On Sunday, March 2, 2014 4:23:09 PM UTC-8, Alon Zakai wrote:
>
> We don't support dynamic linking in fastcomp. As mentioned on the wiki, we 
> need to reconsider how we do it. Until then, the old compiler is an option 
> for use cases absolutely requiring linking. However even there the feature 
> does not fully work, and does not result in code as fast as everything 
> linked together statically.
>
> Regarding EXPORTED_FUNCTIONS, the EMSCRIPTEN_KEEPALIVE macro will also 
> export it for you. I see this is missing in the docs, adding that now. See 
> test_llvm_used for an example.
>
> - Alon
>
>
>
> On Sun, Mar 2, 2014 at 4:02 PM, Joel Croteau <[email protected]<javascript:>
> > wrote:
>
>> What is the state of dynamic linking with fastcomp?

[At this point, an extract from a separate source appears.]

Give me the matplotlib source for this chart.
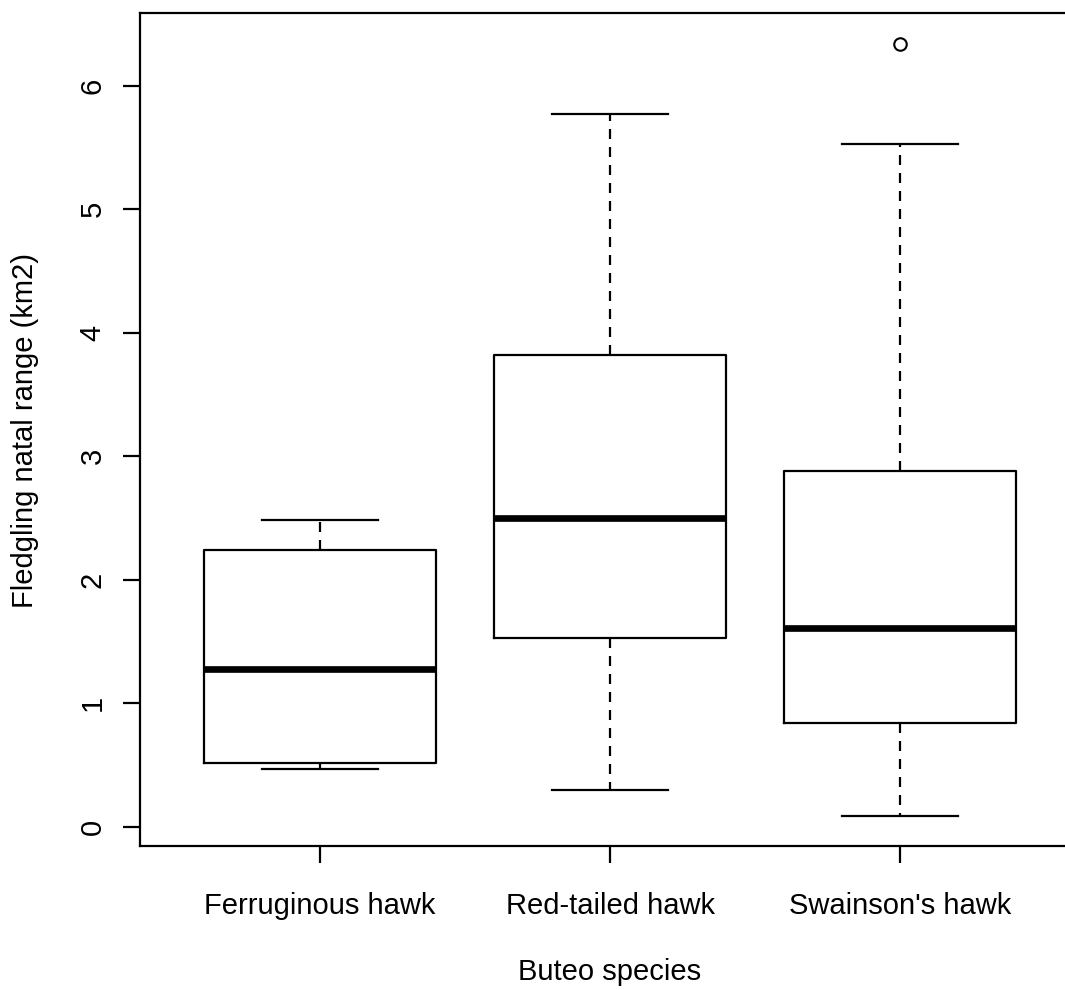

Is it still not yet 
>> implemented? I have some code which potentially calls one of many JS 
>> modules, and I'd like to be able to only load those which it actually 
>> needs. Another issue I have is having to specify EXPORTED_FUNCTIONS on the 
>> command line for all functions I want to be available to side modules. This 
>> is very difficult to do with C++ functions, and very impractical for a 
>> large library with thousands of potential functions to be called. A better 
>> approach would be if this could be specified from within the code. Ideally, 
>> I would like to have a modifier in a class declaration that tells the 
>> compiler that all of that class's public methods and members should be 
>> accessible to external code. It seems like this is possible to do with 
>> embind, but requires a good deal of manual setup. Is there a way to have 
>> embind automatically export the members of a class in some human readable 
>> format, and have dynamically loaded modules use those function members? It 
>> seems like if functions in C++ correspond to functions in JS, class 
>> instances in C++ correspond to class instances in JS, and the names of 
>> those JS functions are predictable from their C++ names/arguments/etc., 
>> then it should not be difficult to intermingle code from different files 
>> just as you would with dynamic libraries in C/C++, just having the compiled 
>> code call functions defined in different JS modules.